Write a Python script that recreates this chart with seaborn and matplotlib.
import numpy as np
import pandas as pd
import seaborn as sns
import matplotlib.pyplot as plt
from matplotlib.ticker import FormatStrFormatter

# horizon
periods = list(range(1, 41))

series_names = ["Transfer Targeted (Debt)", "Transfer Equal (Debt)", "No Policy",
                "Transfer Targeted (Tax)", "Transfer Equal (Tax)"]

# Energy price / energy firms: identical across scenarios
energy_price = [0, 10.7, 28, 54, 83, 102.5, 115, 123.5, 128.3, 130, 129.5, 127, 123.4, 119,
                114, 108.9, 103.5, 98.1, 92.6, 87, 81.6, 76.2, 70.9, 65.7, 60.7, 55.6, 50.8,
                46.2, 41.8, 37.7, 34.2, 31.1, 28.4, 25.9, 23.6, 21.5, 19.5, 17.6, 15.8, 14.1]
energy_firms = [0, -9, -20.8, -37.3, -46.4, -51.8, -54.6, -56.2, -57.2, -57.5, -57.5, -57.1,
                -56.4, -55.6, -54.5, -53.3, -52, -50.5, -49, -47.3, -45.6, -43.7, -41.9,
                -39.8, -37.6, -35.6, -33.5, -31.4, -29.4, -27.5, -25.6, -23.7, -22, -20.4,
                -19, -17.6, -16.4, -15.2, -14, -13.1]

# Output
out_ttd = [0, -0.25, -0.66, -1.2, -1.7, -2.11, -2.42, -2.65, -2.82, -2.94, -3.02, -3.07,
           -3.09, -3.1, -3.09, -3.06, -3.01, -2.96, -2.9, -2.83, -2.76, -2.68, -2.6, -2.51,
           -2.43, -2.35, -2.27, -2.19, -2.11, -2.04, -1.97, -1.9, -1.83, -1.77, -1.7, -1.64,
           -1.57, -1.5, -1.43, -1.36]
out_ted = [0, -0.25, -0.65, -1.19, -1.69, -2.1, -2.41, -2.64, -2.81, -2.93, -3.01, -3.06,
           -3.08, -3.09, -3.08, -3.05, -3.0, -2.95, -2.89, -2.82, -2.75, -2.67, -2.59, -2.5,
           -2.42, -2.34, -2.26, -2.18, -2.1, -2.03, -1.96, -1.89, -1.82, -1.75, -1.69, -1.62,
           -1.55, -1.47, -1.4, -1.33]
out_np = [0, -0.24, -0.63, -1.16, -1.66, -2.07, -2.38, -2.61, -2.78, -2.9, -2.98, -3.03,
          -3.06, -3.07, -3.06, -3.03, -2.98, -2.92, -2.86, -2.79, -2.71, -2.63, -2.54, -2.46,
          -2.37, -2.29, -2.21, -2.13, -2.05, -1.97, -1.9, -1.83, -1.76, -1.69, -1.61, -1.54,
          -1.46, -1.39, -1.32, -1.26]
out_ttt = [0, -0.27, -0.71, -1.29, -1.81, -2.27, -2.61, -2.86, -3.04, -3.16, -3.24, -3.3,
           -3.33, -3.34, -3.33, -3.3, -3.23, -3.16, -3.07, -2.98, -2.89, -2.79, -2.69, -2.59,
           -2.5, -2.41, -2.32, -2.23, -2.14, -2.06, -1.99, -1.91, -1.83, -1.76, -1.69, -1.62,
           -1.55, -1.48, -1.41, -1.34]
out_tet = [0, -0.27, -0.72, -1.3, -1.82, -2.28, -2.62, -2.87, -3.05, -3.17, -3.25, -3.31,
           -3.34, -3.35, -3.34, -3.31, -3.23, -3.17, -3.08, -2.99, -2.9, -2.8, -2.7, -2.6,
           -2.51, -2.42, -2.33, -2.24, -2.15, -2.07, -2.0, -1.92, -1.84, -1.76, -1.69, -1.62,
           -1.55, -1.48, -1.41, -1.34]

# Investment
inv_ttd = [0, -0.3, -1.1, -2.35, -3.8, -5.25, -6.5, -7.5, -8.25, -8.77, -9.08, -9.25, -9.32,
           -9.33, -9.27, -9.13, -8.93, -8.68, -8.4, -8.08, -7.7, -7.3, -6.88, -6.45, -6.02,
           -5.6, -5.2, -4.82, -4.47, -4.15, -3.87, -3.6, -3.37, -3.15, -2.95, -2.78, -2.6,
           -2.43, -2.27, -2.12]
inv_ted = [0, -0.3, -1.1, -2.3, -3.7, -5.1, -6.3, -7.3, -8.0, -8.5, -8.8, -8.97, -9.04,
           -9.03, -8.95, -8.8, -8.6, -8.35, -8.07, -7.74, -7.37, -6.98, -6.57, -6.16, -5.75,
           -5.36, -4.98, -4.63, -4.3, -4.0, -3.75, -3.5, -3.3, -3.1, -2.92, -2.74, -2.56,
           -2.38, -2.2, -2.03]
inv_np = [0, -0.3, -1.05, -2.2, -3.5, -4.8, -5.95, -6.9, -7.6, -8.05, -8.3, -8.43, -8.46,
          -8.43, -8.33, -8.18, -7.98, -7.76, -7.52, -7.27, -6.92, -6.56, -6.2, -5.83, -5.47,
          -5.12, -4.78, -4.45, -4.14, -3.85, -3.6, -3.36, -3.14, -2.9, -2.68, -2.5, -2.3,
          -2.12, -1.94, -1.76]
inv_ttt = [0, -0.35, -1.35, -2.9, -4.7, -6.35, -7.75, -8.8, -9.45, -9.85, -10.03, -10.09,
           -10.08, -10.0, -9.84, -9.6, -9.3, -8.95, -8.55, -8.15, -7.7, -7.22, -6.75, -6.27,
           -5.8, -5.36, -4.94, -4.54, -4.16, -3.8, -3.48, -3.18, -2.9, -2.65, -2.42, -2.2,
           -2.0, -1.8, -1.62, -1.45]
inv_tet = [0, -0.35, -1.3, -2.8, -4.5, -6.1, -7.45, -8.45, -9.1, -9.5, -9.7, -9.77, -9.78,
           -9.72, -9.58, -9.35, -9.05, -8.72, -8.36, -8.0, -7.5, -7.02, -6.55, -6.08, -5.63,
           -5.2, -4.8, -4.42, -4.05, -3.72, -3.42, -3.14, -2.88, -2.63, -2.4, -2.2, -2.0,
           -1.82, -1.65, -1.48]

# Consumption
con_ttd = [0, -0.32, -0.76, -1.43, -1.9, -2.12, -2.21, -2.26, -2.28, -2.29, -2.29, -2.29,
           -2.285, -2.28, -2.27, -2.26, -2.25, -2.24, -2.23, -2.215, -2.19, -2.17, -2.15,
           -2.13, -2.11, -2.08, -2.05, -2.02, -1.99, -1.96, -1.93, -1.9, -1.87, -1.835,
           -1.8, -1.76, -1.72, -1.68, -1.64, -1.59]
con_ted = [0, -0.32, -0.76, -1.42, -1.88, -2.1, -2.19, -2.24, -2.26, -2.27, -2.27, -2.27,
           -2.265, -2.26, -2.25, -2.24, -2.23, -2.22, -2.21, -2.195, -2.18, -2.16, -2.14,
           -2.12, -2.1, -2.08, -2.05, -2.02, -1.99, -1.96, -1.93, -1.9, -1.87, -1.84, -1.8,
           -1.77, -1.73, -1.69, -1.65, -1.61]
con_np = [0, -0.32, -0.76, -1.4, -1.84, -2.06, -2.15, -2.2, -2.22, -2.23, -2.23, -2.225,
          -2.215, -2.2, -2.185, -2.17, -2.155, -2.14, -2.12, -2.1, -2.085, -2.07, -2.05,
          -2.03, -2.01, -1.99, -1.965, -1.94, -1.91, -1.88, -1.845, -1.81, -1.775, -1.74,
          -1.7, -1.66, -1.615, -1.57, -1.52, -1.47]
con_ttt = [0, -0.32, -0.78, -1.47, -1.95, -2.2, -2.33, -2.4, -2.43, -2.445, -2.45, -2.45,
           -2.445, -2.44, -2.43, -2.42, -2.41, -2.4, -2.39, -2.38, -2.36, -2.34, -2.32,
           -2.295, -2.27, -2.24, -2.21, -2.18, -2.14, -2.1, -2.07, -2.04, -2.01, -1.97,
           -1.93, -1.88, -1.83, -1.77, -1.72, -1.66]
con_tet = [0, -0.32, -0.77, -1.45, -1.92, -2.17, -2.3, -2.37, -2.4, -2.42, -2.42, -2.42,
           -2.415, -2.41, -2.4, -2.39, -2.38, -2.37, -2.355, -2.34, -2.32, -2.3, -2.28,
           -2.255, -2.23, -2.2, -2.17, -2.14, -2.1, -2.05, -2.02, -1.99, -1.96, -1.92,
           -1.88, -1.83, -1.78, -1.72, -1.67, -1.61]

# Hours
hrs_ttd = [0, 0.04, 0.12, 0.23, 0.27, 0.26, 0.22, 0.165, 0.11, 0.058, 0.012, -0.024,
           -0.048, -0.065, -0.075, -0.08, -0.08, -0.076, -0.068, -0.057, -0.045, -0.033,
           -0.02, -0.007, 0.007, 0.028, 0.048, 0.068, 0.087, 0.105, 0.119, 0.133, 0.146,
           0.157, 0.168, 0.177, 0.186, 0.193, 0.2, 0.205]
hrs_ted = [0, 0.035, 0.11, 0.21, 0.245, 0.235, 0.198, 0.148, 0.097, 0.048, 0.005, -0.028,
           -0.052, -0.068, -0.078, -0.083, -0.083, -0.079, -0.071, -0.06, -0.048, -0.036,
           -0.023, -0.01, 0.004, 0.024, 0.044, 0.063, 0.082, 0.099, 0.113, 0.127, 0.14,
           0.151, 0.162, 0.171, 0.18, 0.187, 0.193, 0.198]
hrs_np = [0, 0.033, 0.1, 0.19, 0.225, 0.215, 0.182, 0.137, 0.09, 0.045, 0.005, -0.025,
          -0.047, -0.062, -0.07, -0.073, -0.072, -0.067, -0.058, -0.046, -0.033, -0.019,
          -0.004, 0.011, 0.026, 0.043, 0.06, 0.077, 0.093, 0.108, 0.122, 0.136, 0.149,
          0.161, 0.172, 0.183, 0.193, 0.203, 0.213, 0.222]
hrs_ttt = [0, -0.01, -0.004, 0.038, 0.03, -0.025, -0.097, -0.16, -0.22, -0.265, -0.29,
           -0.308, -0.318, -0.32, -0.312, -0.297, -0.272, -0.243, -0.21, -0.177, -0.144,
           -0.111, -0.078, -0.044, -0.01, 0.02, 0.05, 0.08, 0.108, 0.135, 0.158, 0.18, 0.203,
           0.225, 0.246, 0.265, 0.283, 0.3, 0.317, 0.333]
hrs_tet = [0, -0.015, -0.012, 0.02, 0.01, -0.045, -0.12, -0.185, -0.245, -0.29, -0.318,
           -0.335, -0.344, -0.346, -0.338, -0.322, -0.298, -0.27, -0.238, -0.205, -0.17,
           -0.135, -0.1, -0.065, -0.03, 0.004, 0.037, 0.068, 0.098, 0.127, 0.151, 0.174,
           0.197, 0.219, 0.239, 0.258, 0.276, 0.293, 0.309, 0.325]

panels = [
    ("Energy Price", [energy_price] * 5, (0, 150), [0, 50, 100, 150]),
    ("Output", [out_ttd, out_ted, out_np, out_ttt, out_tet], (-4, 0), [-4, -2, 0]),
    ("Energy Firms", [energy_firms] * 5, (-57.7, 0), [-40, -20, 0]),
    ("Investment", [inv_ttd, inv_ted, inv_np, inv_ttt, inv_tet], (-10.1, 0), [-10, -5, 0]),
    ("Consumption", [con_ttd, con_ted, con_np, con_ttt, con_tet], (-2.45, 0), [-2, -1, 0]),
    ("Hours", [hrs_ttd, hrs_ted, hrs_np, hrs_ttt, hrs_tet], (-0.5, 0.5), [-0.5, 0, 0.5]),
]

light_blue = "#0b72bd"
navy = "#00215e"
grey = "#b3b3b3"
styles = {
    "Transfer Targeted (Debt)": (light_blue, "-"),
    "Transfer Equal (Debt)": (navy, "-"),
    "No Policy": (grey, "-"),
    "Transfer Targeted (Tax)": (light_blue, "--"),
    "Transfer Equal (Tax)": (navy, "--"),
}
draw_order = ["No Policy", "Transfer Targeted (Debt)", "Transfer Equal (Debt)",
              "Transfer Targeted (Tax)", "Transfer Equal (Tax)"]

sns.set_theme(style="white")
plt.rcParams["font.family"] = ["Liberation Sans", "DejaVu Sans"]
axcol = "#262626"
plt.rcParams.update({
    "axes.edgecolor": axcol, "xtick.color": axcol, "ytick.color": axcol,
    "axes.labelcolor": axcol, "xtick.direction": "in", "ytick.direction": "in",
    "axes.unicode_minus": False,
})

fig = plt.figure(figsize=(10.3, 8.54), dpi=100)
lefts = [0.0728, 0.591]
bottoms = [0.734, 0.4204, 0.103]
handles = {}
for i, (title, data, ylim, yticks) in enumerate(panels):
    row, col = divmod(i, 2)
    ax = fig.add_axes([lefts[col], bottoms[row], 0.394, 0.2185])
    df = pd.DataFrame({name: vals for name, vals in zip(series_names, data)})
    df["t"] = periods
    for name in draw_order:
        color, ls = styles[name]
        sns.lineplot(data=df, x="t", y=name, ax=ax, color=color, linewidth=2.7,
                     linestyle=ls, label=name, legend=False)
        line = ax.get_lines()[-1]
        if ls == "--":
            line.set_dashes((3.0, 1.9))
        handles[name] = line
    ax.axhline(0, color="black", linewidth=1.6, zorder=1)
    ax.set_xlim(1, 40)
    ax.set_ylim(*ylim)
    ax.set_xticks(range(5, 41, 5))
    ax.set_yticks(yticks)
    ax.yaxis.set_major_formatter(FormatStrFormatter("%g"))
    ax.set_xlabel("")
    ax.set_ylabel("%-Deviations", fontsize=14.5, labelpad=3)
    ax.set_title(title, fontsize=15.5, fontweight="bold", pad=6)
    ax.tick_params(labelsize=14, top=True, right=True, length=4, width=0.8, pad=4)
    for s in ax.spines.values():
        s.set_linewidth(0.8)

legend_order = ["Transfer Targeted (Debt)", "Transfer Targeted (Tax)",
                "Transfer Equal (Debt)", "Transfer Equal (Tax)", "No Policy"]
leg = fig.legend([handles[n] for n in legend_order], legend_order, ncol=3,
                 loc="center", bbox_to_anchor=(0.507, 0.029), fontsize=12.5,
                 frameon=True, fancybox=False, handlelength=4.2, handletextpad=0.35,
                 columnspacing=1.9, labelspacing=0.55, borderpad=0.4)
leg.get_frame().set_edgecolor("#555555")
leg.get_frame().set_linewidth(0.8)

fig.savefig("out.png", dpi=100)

#####

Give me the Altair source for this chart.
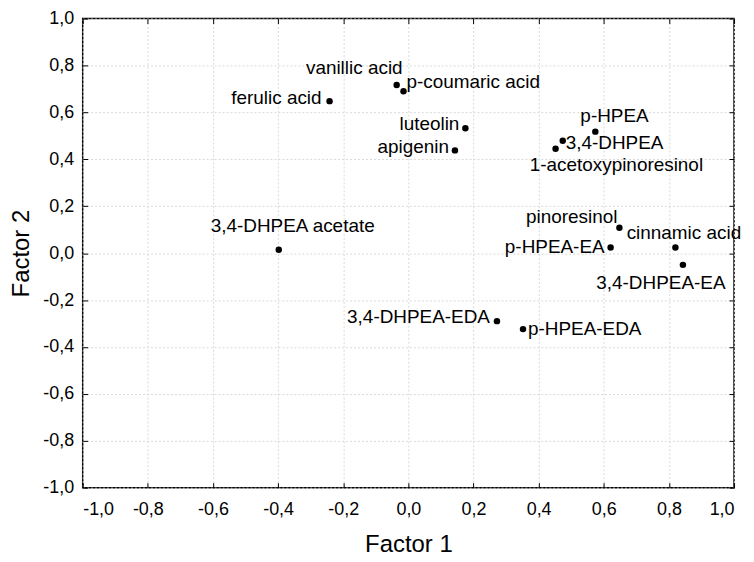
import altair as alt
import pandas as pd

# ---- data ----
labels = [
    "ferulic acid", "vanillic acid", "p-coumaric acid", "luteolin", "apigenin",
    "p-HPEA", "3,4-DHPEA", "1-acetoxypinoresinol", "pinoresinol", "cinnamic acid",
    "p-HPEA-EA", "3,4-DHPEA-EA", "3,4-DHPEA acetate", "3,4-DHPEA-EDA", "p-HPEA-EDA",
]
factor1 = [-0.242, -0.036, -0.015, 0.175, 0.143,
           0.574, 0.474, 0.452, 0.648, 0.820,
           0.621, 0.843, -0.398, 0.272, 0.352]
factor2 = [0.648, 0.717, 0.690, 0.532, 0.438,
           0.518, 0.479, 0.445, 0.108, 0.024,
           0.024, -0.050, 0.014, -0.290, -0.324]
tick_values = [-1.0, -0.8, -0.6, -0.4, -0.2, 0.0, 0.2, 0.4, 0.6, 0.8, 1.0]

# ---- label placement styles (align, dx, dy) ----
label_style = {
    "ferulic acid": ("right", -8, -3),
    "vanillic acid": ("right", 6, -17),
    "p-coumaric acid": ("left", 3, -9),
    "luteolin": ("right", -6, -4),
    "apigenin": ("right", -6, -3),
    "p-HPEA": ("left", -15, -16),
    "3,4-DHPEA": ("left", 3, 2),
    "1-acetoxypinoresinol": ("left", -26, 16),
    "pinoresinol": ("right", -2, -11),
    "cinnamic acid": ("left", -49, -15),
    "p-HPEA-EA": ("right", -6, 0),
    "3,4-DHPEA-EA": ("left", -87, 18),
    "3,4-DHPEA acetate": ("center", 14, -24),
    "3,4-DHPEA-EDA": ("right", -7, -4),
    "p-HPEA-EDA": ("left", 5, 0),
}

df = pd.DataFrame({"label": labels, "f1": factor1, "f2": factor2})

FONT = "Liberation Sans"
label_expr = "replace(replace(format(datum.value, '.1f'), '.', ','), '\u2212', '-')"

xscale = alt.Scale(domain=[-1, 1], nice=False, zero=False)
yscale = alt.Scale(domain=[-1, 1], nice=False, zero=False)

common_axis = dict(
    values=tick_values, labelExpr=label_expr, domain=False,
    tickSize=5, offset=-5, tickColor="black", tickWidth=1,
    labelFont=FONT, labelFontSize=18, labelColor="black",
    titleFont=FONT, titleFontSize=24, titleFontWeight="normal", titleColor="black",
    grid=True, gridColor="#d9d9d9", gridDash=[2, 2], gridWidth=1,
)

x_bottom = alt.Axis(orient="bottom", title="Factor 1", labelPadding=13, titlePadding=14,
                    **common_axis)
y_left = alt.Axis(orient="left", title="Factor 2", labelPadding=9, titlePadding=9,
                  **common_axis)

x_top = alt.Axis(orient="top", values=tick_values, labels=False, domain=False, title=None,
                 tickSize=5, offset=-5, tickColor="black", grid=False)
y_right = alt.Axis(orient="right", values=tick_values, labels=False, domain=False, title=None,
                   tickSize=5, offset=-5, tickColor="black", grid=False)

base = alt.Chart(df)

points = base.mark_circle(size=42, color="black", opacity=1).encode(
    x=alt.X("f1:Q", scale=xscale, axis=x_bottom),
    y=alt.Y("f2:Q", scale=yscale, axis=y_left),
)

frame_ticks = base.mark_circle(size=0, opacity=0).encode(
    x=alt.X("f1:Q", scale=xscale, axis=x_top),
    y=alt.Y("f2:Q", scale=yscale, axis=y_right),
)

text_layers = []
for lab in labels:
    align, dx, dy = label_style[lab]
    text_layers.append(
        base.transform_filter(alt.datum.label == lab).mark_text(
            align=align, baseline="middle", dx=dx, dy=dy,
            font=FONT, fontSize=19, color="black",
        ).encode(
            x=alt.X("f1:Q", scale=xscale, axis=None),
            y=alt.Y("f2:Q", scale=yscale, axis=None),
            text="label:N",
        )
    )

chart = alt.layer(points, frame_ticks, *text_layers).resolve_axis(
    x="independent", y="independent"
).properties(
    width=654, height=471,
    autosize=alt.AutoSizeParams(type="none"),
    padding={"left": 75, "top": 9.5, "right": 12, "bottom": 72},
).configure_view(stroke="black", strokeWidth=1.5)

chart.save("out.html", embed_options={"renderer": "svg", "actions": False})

#####

- _Task instructions_: Leave the pictures out and print, exactly as written, every line from the one holding "Give me the Altair source for this chart." down to the one holding "0.6, 0.8, 1.0]", both of those included.

- _Correct answer_:
Give me the Altair source for this chart.
import altair as alt
import pandas as pd

# ---- data ----
labels = [
    "ferulic acid", "vanillic acid", "p-coumaric acid", "luteolin", "apigenin",
    "p-HPEA", "3,4-DHPEA", "1-acetoxypinoresinol", "pinoresinol", "cinnamic acid",
    "p-HPEA-EA", "3,4-DHPEA-EA", "3,4-DHPEA acetate", "3,4-DHPEA-EDA", "p-HPEA-EDA",
]
factor1 = [-0.242, -0.036, -0.015, 0.175, 0.143,
           0.574, 0.474, 0.452, 0.648, 0.820,
           0.621, 0.843, -0.398, 0.272, 0.352]
factor2 = [0.648, 0.717, 0.690, 0.532, 0.438,
           0.518, 0.479, 0.445, 0.108, 0.024,
           0.024, -0.050, 0.014, -0.290, -0.324]
tick_values = [-1.0, -0.8, -0.6, -0.4, -0.2, 0.0, 0.2, 0.4, 0.6, 0.8, 1.0]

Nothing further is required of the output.